**EXERCISE TASK**
Your task is to repeat all of the data exactly while excluding the pictures.

— Start —

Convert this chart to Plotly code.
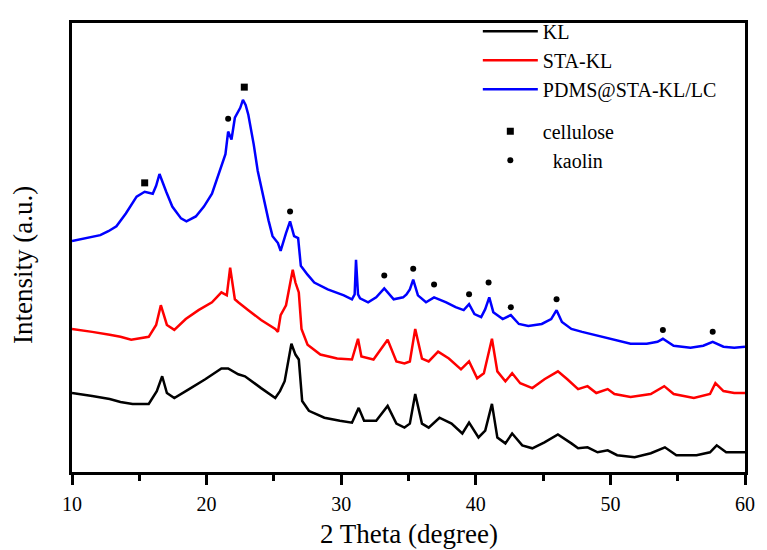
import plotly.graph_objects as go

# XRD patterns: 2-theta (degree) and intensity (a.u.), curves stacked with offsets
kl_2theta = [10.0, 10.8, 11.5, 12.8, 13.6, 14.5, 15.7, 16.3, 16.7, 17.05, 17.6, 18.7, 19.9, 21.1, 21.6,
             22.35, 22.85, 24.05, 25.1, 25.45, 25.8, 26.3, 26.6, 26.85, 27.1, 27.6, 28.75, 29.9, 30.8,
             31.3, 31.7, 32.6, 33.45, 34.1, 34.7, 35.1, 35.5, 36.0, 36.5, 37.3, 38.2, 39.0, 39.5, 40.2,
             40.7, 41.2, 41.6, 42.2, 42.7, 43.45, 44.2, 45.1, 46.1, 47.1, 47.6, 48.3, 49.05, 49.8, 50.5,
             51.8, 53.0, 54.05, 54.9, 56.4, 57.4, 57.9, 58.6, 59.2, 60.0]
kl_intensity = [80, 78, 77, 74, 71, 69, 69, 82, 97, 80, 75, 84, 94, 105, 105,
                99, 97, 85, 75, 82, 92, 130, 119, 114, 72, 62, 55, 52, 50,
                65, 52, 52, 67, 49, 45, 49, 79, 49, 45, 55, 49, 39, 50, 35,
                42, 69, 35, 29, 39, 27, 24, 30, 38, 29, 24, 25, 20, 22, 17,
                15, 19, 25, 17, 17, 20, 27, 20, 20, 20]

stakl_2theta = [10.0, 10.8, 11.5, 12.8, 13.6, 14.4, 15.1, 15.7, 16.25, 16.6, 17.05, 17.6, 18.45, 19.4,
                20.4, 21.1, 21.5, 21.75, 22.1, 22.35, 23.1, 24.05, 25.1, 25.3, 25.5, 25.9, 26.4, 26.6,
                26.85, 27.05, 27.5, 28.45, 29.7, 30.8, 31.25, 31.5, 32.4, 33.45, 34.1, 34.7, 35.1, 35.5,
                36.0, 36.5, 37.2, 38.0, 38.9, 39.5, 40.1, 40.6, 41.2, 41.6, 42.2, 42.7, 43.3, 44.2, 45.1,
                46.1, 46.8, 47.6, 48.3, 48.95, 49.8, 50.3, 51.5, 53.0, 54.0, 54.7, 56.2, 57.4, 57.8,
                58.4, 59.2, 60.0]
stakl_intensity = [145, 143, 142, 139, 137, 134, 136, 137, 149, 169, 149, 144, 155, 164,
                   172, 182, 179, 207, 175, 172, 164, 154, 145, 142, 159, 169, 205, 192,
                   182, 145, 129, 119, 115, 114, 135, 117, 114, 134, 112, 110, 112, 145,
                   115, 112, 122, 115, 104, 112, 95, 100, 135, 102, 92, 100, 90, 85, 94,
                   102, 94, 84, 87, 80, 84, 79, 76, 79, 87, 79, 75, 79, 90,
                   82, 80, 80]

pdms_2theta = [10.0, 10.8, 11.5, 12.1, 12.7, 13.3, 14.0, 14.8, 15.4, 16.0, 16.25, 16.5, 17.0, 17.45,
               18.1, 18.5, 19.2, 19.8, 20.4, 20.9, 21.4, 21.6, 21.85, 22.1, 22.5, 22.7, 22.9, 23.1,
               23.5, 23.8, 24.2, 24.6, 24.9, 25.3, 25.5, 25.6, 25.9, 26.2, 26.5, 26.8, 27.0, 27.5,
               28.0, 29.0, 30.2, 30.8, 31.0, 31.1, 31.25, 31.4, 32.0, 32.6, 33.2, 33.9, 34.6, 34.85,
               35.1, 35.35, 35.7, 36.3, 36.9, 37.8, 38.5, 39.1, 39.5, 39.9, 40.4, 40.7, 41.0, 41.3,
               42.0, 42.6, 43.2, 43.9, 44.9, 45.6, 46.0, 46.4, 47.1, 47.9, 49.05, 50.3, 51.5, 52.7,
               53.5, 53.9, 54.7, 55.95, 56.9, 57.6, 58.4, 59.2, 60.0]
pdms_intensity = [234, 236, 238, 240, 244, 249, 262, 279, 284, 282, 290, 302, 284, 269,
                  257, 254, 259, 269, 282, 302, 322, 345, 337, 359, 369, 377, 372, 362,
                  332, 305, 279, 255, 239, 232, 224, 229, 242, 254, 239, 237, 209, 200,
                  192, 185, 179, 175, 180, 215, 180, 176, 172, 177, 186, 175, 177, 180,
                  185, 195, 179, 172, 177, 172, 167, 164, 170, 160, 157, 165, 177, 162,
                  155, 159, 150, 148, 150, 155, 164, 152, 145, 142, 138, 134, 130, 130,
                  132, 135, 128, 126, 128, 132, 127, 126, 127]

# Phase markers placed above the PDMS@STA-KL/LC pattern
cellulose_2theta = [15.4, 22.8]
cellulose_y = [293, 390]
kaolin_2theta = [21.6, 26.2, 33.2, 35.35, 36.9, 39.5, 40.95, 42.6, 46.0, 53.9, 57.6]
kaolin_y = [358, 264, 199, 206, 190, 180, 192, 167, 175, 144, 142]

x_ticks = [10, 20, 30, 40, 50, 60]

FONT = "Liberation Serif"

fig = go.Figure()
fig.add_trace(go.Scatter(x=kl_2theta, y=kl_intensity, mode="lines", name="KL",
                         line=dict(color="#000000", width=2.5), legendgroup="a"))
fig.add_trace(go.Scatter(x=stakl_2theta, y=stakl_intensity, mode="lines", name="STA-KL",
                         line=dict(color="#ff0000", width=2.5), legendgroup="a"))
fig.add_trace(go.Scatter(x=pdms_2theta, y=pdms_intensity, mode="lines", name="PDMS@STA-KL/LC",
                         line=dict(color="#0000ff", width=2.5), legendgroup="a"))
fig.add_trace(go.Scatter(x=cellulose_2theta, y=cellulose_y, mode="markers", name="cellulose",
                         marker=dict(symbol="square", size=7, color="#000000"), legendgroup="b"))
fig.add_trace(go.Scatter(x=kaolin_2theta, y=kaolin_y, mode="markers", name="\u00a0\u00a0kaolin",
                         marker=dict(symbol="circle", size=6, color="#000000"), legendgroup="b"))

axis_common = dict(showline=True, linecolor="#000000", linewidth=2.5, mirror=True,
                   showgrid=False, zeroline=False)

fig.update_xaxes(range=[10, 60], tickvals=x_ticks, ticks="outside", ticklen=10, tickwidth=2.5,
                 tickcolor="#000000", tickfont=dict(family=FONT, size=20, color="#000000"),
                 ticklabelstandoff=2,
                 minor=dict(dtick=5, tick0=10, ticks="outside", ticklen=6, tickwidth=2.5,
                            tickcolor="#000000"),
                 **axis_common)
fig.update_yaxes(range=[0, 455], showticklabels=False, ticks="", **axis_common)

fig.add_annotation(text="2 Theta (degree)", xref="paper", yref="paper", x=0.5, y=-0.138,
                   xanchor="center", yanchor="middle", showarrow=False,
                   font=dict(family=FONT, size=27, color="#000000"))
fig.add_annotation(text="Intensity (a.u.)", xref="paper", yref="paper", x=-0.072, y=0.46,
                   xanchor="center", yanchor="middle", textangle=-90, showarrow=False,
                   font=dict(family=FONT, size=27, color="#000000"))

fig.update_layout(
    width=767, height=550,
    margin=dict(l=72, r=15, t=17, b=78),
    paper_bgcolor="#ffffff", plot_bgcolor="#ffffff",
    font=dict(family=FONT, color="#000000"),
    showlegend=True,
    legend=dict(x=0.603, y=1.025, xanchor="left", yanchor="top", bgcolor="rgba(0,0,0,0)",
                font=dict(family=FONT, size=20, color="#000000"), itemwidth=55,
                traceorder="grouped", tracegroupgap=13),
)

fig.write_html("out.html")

— End —

**EXERCISE RESULT**
Convert this chart to Plotly code.
import plotly.graph_objects as go

# XRD patterns: 2-theta (degree) and intensity (a.u.), curves stacked with offsets
kl_2theta = [10.0, 10.8, 11.5, 12.8, 13.6, 14.5, 15.7, 16.3, 16.7, 17.05, 17.6, 18.7, 19.9, 21.1, 21.6,
             22.35, 22.85, 24.05, 25.1, 25.45, 25.8, 26.3, 26.6, 26.85, 27.1, 27.6, 28.75, 29.9, 30.8,
             31.3, 31.7, 32.6, 33.45, 34.1, 34.7, 35.1, 35.5, 36.0, 36.5, 37.3, 38.2, 39.0, 39.5, 40.2,
             40.7, 41.2, 41.6, 42.2, 42.7, 43.45, 44.2, 45.1, 46.1, 47.1, 47.6, 48.3, 49.05, 49.8, 50.5,
             51.8, 53.0, 54.05, 54.9, 56.4, 57.4, 57.9, 58.6, 59.2, 60.0]
kl_intensity = [80, 78, 77, 74, 71, 69, 69, 82, 97, 80, 75, 84, 94, 105, 105,
                99, 97, 85, 75, 82, 92, 130, 119, 114, 72, 62, 55, 52, 50,
                65, 52, 52, 67, 49, 45, 49, 79, 49, 45, 55, 49, 39, 50, 35,
                42, 69, 35, 29, 39, 27, 24, 30, 38, 29, 24, 25, 20, 22, 17,
                15, 19, 25, 17, 17, 20, 27, 20, 20, 20]

stakl_2theta = [10.0, 10.8, 11.5, 12.8, 13.6, 14.4, 15.1, 15.7, 16.25, 16.6, 17.05, 17.6, 18.45, 19.4,
                20.4, 21.1, 21.5, 21.75, 22.1, 22.35, 23.1, 24.05, 25.1, 25.3, 25.5, 25.9, 26.4, 26.6,
                26.85, 27.05, 27.5, 28.45, 29.7, 30.8, 31.25, 31.5, 32.4, 33.45, 34.1, 34.7, 35.1, 35.5,
                36.0, 36.5, 37.2, 38.0, 38.9, 39.5, 40.1, 40.6, 41.2, 41.6, 42.2, 42.7, 43.3, 44.2, 45.1,
                46.1, 46.8, 47.6, 48.3, 48.95, 49.8, 50.3, 51.5, 53.0, 54.0, 54.7, 56.2, 57.4, 57.8,
                58.4, 59.2, 60.0]
stakl_intensity = [145, 143, 142, 139, 137, 134, 136, 137, 149, 169, 149, 144, 155, 164,
                   172, 182, 179, 207, 175, 172, 164, 154, 145, 142, 159, 169, 205, 192,
                   182, 145, 129, 119, 115, 114, 135, 117, 114, 134, 112, 110, 112, 145,
                   115, 112, 122, 115, 104, 112, 95, 100, 135, 102, 92, 100, 90, 85, 94,
                   102, 94, 84, 87, 80, 84, 79, 76, 79, 87, 79, 75, 79, 90,
                   82, 80, 80]

pdms_2theta = [10.0, 10.8, 11.5, 12.1, 12.7, 13.3, 14.0, 14.8, 15.4, 16.0, 16.25, 16.5, 17.0, 17.45,
               18.1, 18.5, 19.2, 19.8, 20.4, 20.9, 21.4, 21.6, 21.85, 22.1, 22.5, 22.7, 22.9, 23.1,
               23.5, 23.8, 24.2, 24.6, 24.9, 25.3, 25.5, 25.6, 25.9, 26.2, 26.5, 26.8, 27.0, 27.5,
               28.0, 29.0, 30.2, 30.8, 31.0, 31.1, 31.25, 31.4, 32.0, 32.6, 33.2, 33.9, 34.6, 34.85,
               35.1, 35.35, 35.7, 36.3, 36.9, 37.8, 38.5, 39.1, 39.5, 39.9, 40.4, 40.7, 41.0, 41.3,
               42.0, 42.6, 43.2, 43.9, 44.9, 45.6, 46.0, 46.4, 47.1, 47.9, 49.05, 50.3, 51.5, 52.7,
               53.5, 53.9, 54.7, 55.95, 56.9, 57.6, 58.4, 59.2, 60.0]
pdms_intensity = [234, 236, 238, 240, 244, 249, 262, 279, 284, 282, 290, 302, 284, 269,
                  257, 254, 259, 269, 282, 302, 322, 345, 337, 359, 369, 377, 372, 362,
                  332, 305, 279, 255, 239, 232, 224, 229, 242, 254, 239, 237, 209, 200,
                  192, 185, 179, 175, 180, 215, 180, 176, 172, 177, 186, 175, 177, 180,
                  185, 195, 179, 172, 177, 172, 167, 164, 170, 160, 157, 165, 177, 162,
                  155, 159, 150, 148, 150, 155, 164, 152, 145, 142, 138, 134, 130, 130,
                  132, 135, 128, 126, 128, 132, 127, 126, 127]

# Phase markers placed above the PDMS@STA-KL/LC pattern
cellulose_2theta = [15.4, 22.8]
cellulose_y = [293, 390]
kaolin_2theta = [21.6, 26.2, 33.2, 35.35, 36.9, 39.5, 40.95, 42.6, 46.0, 53.9, 57.6]
kaolin_y = [358, 264, 199, 206, 190, 180, 192, 167, 175, 144, 142]

x_ticks = [10, 20, 30, 40, 50, 60]

FONT = "Liberation Serif"

fig = go.Figure()
fig.add_trace(go.Scatter(x=kl_2theta, y=kl_intensity, mode="lines", name="KL",
                         line=dict(color="#000000", width=2.5), legendgroup="a"))
fig.add_trace(go.Scatter(x=stakl_2theta, y=stakl_intensity, mode="lines", name="STA-KL",
                         line=dict(color="#ff0000", width=2.5), legendgroup="a"))
fig.add_trace(go.Scatter(x=pdms_2theta, y=pdms_intensity, mode="lines", name="PDMS@STA-KL/LC",
                         line=dict(color="#0000ff", width=2.5), legendgroup="a"))
fig.add_trace(go.Scatter(x=cellulose_2theta, y=cellulose_y, mode="markers", name="cellulose",
                         marker=dict(symbol="square", size=7, color="#000000"), legendgroup="b"))
fig.add_trace(go.Scatter(x=kaolin_2theta, y=kaolin_y, mode="markers", name="\u00a0\u00a0kaolin",
                         marker=dict(symbol="circle", size=6, color="#000000"), legendgroup="b"))

axis_common = dict(showline=True, linecolor="#000000", linewidth=2.5, mirror=True,
                   showgrid=False, zeroline=False)

fig.update_xaxes(range=[10, 60], tickvals=x_ticks, ticks="outside", ticklen=10, tickwidth=2.5,
                 tickcolor="#000000", tickfont=dict(family=FONT, size=20, color="#000000"),
                 ticklabelstandoff=2,
                 minor=dict(dtick=5, tick0=10, ticks="outside", ticklen=6, tickwidth=2.5,
                            tickcolor="#000000"),
                 **axis_common)
fig.update_yaxes(range=[0, 455], showticklabels=False, ticks="", **axis_common)

fig.add_annotation(text="2 Theta (degree)", xref="paper", yref="paper", x=0.5, y=-0.138,
                   xanchor="center", yanchor="middle", showarrow=False,
                   font=dict(family=FONT, size=27, color="#000000"))
fig.add_annotation(text="Intensity (a.u.)", xref="paper", yref="paper", x=-0.072, y=0.46,
                   xanchor="center", yanchor="middle", textangle=-90, showarrow=False,
                   font=dict(family=FONT, size=27, color="#000000"))

fig.update_layout(
    width=767, height=550,
    margin=dict(l=72, r=15, t=17, b=78),
    paper_bgcolor="#ffffff", plot_bgcolor="#ffffff",
    font=dict(family=FONT, color="#000000"),
    showlegend=True,
    legend=dict(x=0.603, y=1.025, xanchor="left", yanchor="top", bgcolor="rgba(0,0,0,0)",
                font=dict(family=FONT, size=20, color="#000000"), itemwidth=55,
                traceorder="grouped", tracegroupgap=13),
)

fig.write_html("out.html")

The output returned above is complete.